En el caso del exsecretario de la Defensa, la mayoría de los mexicanos nos encontramos en el terreno de la especulación. Lo único que sabemos a ciencia cierta es que el 14 de agosto de 2019 un Gran Jurado del distrito Este de Nueva York hizo una acusación por tráfico de estupefacientes y lavado de dinero en su contra, que el mismo día un juez giró orden de detención contra el presunto delincuente y que el 15 de octubre de 2020 agentes federales de los Estados Unidos lo aprehendieron en Los Ángeles. Lo demás son fuegos de artificio.

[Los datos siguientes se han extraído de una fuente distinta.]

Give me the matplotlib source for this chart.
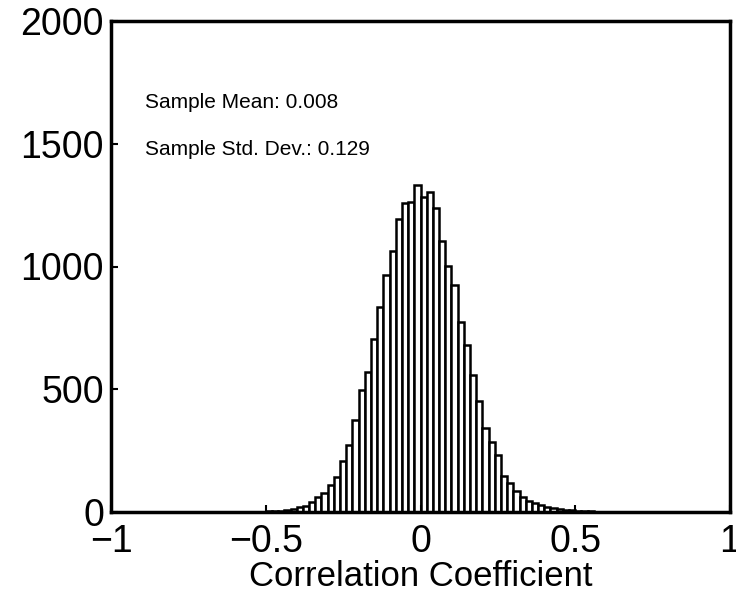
import numpy as np
import matplotlib
matplotlib.use('Agg')
import matplotlib.pyplot as plt

# histogram: 100 bins spanning -1..1, counts
bin_lo = -1.0
bin_hi = 1.0
n_bins = 100

# counts for bins 22..81 (all others are ~0)
first_bin = 22
counts_mid = [1, 1, 2, 3, 4, 6, 9, 14, 19, 26,
              40, 62, 79, 109, 142, 207, 273, 374, 496, 571,
              703, 837, 967, 1063, 1194, 1259, 1262, 1330, 1283, 1303,
              1238, 1105, 1003, 923, 773, 682, 558, 454, 343, 284,
              234, 148, 120, 87, 60, 45, 35, 28, 22, 18,
              14, 10, 8, 6, 4, 3, 2, 1, 1, 1]

xticks = [-1, -0.5, 0, 0.5, 1]
xtick_labels = ['\u22121', '\u22120.5', '0', '0.5', '1']
yticks = [0, 500, 1000, 1500, 2000]

sample_mean = 0.008
sample_std = 0.129

counts = np.zeros(n_bins)
counts[first_bin:first_bin + len(counts_mid)] = counts_mid
edges = np.linspace(bin_lo, bin_hi, n_bins + 1)

plt.rcParams['font.family'] = ['Liberation Sans', 'DejaVu Sans']

fig = plt.figure(figsize=(7.36, 6.08), dpi=100)
ax = fig.add_axes([111 / 736, (608 - 512) / 608, (730 - 111) / 736, (512 - 21) / 608])

ax.bar(edges[:-1], counts, width=np.diff(edges), align='edge',
       facecolor='white', edgecolor='black', linewidth=1.8)

ax.set_xlim(-1, 1)
ax.set_ylim(0, 2000)
ax.set_xticks(xticks)
ax.set_xticklabels(xtick_labels)
ax.set_yticks(yticks)
ax.tick_params(direction='in', length=5, width=1.5, labelsize=27)
ax.tick_params(axis='x', pad=9)
ax.tick_params(axis='y', pad=5)

for s in ax.spines.values():
    s.set_linewidth(2.5)

ax.set_xlabel('Correlation Coefficient', fontsize=25, labelpad=0)

ax.text(0.055, 0.835, 'Sample Mean: %.3f' % sample_mean, transform=ax.transAxes,
        fontsize=15, va='center', ha='left')
ax.text(0.055, 0.739, 'Sample Std. Dev.: %.3f' % sample_std, transform=ax.transAxes,
        fontsize=15, va='center', ha='left')

fig.savefig('out.png', dpi=100)
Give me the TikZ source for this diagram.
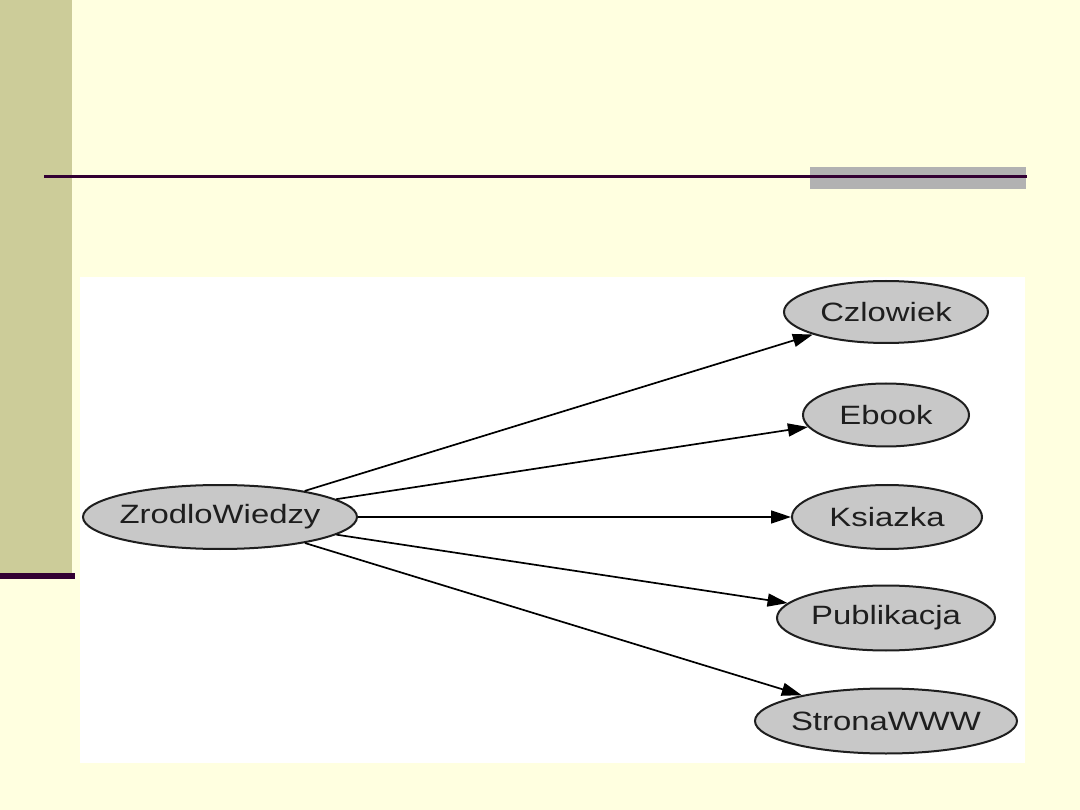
\documentclass[tikz,border=0pt]{standalone}
\usepackage{fontspec}
\newfontfamily\labfont[FakeStretch=1.24]{Liberation Sans}
\usetikzlibrary{shapes.geometric,arrows.meta}
\definecolor{cream}{RGB}{255,255,224}
\definecolor{sidebar}{RGB}{204,204,153}
\definecolor{darkplum}{RGB}{51,0,51}
\definecolor{bargray}{RGB}{178,178,178}
\definecolor{nodefill}{RGB}{200,200,200}
\definecolor{nodeline}{RGB}{30,30,30}
\tikzset{
  gnode/.style={ellipse, draw=nodeline, fill=nodefill, line width=2pt, inner sep=0pt},
  glabel/.style={font=\labfont\fontsize{26.5}{26.5}\selectfont, text=nodeline},
  gedge/.style={line width=1.7pt, draw=black, -{Triangle[length=20pt,width=13pt]}}
}
\begin{document}
\begin{tikzpicture}[x=1pt,y=-1pt]
\useasboundingbox (0,0) rectangle (1080,810);
\fill[cream] (0,0) rectangle (1080,810);
\fill[sidebar] (0,0) rectangle (72,573);
\fill[darkplum] (0,573) rectangle (75,579);
\fill[bargray] (810,167) rectangle (1026,189);
\fill[darkplum] (44,175) rectangle (1027,178);
\fill[white] (80,277) rectangle (1025,763);

\node[gnode, minimum width=274pt, minimum height=64pt, label={[glabel]center:ZrodloWiedzy}] (zw) at (220,517) {};
\node[gnode, minimum width=204pt, minimum height=62pt, label={[glabel]center:Czlowiek}] (cz) at (886,312) {};
\node[gnode, minimum width=166pt, minimum height=63pt, label={[glabel]center:Ebook}] (eb) at (886,415) {};
\node[gnode, minimum width=190pt, minimum height=64pt, label={[glabel]center:Ksiazka}] (ks) at (887,517) {};
\node[gnode, minimum width=218pt, minimum height=65pt, label={[glabel]center:Publikacja}] (pu) at (886,618) {};
\node[gnode, minimum width=262pt, minimum height=65pt, label={[glabel]center:StronaWWW}] (sw) at (886,721) {};

\draw[gedge] (zw) -- (cz);
\draw[gedge] (zw) -- (eb);
\draw[gedge] (zw) -- (ks);
\draw[gedge] (zw) -- (pu);
\draw[gedge] (zw) -- (sw);
\end{tikzpicture}
\end{document}
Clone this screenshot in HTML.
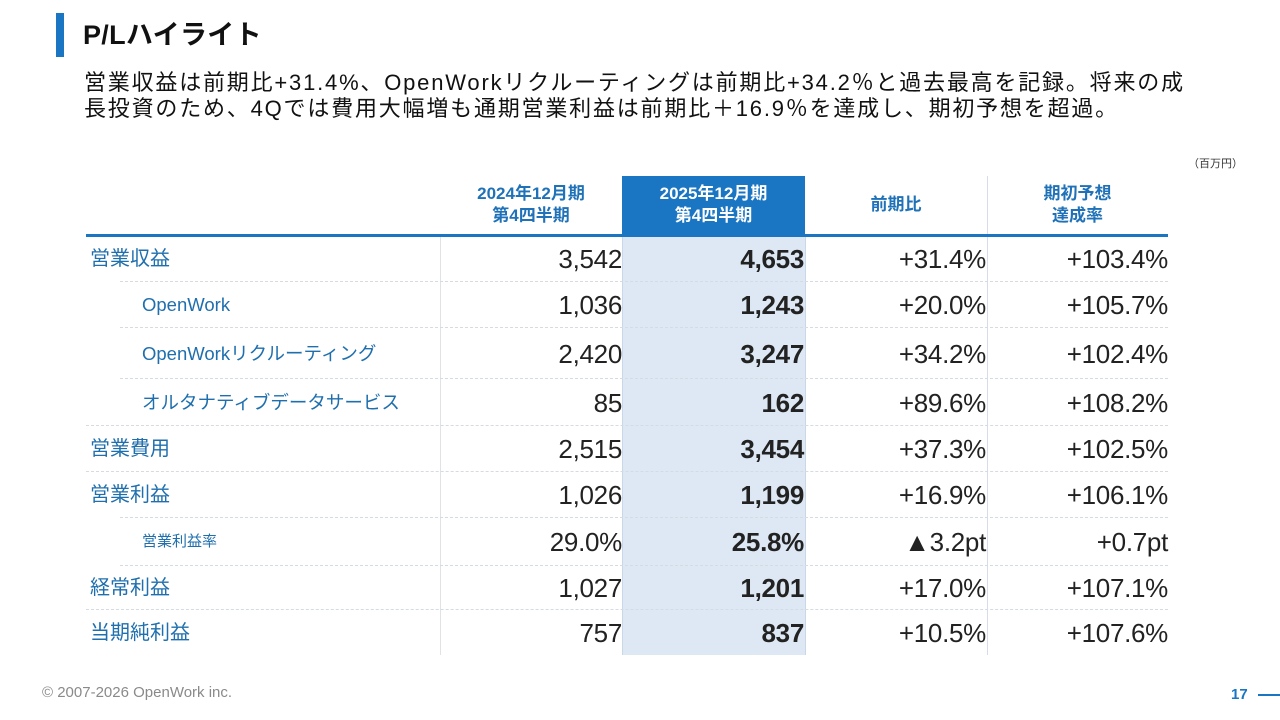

Es difícil exagerar la gravedad de la detención y de las presuntas conductas criminales que pesan sobre Cienfuegos. Ante la ausencia de información, no quedan más que interrogantes. Dos de ellas de suma importancia por sus consecuencias para la gobernabilidad del país.
La primera, es si sabía o no el gobierno mexicano sobre las acusaciones, orden de aprehensión y viaje de Cienfuegos a Los Ángeles.
Si no sabía y realmente al Presidente lo tomó por sorpresa como a todos los mexicanos, algo anda mal en la relación México-Estados Unidos. No podría sostenerse la tan cacareada tesis de la cooperación y el intercambio de inteligencia entre ambos países en el combate al crimen organizado y más bien se haría evidente la poca confianza que Estados Unidos le tiene a México en estos temas (Ovidio Guzmán no se olvida). Míresele desde donde se le mire, una bofetada para nuestro país.
Si el gobierno mexicano fue informado —lo juzgo altamente probable— por qué no puso en marcha una investigación propia, por qué no pidió a Estados Unidos la información probatoria y por qué no lo vinculó a proceso en México. A esta pregunta viene aparejada la de si el gobierno mexicano tenía indicios propios de la posible vinculación del exsecretario con células del crimen organizado y por qué no hizo nada.
Hay varias respuestas posibles. El gobierno mexicano prefirió no aparecer como sujeto activo en la investigación y detención del general para no dañar la relación con el Ejército. Consideró que ordenar su persecución provocaría una división interna. Ni el actual secretario de la Defensa ni el Presidente quisieron abrir la caja de Pandora. O ¿fue un reconocimiento de que no existen las capacidades institucionales para consignar a un mando de esa jerarquía? O ¿fue una ardid para poder decir que se sostiene un pacto con el anterior gobierno: yo no fui, fue el vecino del norte?
En todo caso, el discurso gubernamental cambió en tan sólo 24 horas. De anunciar en la mañanera que todos los funcionarios y elementos relacionados con Cienfuegos que estén en activo serán despedidos y entregados a las autoridades, a pedir que no se adelanten juicios y a “no apuntalar (sic) contra toda la Sedena”. Bien por la corrección.
La segunda gran interrogante es si este acontecimiento abona a la tesis de que la administración actual ha movido una pieza central de la estabilidad y la gobernanza civil del sistema político. La respuesta es sí y los riesgos son enormes.
A diferencia del resto de los países de América Latina con excepción de Costa Rica, desde finales de los años 40 del siglo pasado, se logró el aislamiento político de las Fuerzas Armadas. Los brotes de inestabilidad y conflicto durante más de siete décadas jamás han dado pie para que la institución castrense haya tenido que tomar partido. Ningún grupo civil, gobierno estatal o fuerza de oposición han tratado de acercarse al Ejército o a la Marina para atraerlos a sus causas. La lealtad al Estado y al gobierno en turno ha sido una constante muy provechosa y ventajosa. Si ha habido algún descontento o alguna división al interior del establecimiento militar, éstos se han manejado siempre al interior de la propia institución con los consecuentes efectos positivos para la unidad, la disciplina y la estabilidad.
La entrada de las Fuerzas Armadas primero a la lucha contra el narcotráfico y después a las tareas de seguridad pública alteraron su lugar en la vida pública. La presencia militar en las calles fue heredada por la actual administración y las condiciones de seguridad han hecho que sigan ahí pese a las promesas de campaña. Pero esa presencia ha crecido: sus facultades, tareas, presupuesto y visibilidad se han multiplicado exponencialmente sin ofrecer una explicación y sin reparar en las consecuencias. Presenciamos la ampliación de las funciones en materia de seguridad, en la distribución de programas sociales, en obra pública, educación y emergencia sanitaria, además de un aumento de 23.4% en el presupuesto de la Defensa para 2021. Quizá a esto no se le pueda llamar militarización, pero por algún lugar se empieza.